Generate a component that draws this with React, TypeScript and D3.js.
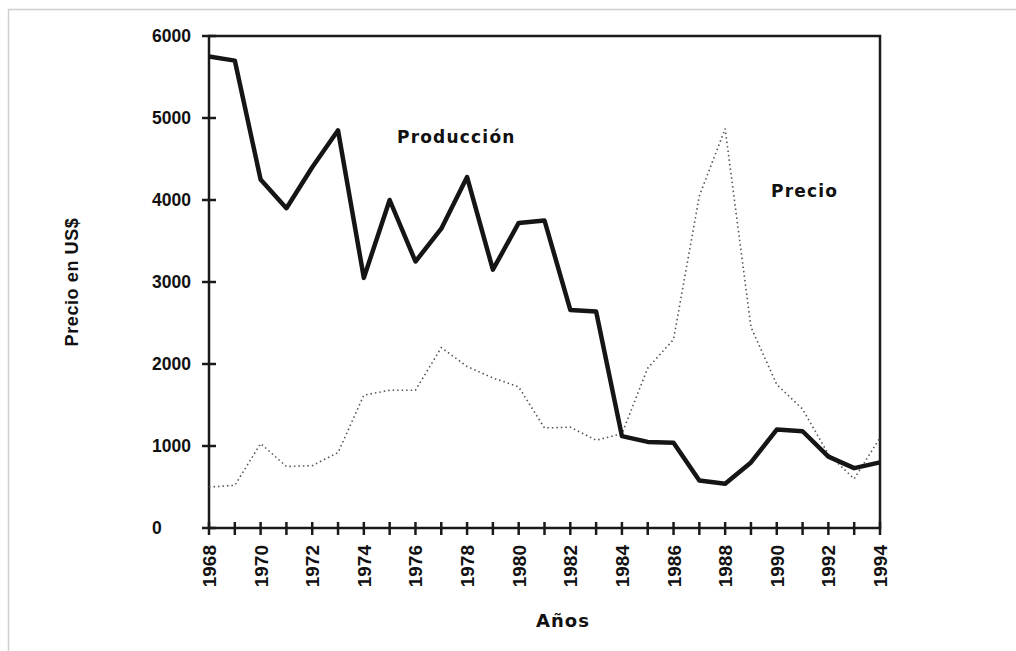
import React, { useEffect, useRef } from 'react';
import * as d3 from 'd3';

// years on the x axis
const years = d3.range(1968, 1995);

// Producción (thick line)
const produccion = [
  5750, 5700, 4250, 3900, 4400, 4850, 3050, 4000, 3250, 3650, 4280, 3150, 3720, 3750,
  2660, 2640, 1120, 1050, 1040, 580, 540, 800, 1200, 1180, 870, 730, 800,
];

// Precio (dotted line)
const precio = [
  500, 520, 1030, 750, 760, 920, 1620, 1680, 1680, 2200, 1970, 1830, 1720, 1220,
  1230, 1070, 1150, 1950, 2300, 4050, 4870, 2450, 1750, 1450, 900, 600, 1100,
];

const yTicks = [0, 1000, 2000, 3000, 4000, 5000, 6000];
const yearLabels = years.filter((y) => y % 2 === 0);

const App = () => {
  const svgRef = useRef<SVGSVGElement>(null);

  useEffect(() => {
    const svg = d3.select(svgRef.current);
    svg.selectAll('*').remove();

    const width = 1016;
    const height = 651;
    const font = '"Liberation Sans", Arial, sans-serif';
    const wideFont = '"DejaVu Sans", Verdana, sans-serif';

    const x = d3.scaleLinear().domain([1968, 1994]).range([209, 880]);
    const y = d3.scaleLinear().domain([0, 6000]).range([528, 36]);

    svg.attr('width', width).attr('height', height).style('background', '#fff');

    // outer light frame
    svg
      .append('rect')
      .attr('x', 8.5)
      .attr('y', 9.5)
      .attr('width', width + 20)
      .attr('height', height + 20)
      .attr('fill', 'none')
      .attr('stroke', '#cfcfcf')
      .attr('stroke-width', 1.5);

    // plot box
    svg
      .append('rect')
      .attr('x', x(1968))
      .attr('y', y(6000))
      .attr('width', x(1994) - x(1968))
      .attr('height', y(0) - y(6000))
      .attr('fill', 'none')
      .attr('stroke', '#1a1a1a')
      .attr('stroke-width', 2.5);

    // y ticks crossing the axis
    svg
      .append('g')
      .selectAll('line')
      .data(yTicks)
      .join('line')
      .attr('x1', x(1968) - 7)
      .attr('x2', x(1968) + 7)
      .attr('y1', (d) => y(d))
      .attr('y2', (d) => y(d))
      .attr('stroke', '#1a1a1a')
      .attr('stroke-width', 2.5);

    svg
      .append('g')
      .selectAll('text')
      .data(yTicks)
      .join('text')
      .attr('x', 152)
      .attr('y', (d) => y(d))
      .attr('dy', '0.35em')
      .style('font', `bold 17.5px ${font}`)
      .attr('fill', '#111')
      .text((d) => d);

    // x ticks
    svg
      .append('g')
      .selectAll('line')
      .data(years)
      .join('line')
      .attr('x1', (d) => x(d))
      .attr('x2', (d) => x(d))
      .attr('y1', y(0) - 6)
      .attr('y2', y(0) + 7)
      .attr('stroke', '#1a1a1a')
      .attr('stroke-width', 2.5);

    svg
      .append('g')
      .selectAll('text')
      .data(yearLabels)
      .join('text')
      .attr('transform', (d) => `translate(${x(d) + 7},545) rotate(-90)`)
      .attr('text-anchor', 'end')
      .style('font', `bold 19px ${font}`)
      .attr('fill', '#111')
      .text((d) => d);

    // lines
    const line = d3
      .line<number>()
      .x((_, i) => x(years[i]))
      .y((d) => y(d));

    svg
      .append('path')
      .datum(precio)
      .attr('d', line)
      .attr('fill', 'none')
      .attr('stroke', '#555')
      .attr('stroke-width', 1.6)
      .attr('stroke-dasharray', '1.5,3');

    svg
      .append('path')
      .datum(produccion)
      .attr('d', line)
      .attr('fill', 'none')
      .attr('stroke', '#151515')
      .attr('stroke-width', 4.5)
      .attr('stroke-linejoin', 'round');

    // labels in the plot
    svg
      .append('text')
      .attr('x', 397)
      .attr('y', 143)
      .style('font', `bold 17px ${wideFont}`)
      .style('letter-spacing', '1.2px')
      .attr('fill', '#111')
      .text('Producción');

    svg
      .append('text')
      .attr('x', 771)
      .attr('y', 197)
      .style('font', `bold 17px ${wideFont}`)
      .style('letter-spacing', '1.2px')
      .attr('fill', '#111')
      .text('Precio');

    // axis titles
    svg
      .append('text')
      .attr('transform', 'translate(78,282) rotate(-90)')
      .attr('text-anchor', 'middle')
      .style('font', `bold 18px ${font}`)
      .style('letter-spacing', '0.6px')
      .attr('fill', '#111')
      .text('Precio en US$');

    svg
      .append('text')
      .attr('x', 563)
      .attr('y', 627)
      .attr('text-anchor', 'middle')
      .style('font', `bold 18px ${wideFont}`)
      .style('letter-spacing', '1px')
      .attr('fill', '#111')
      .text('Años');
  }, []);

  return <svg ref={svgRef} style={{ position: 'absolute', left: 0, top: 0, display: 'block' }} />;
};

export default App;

**WHAT IS BEING ASKED:**
From the listing above, return each line with the word "React".

**FULL RESPONSE:**
Generate a component that draws this with React, TypeScript and D3.js.
import React, { useEffect, useRef } from 'react';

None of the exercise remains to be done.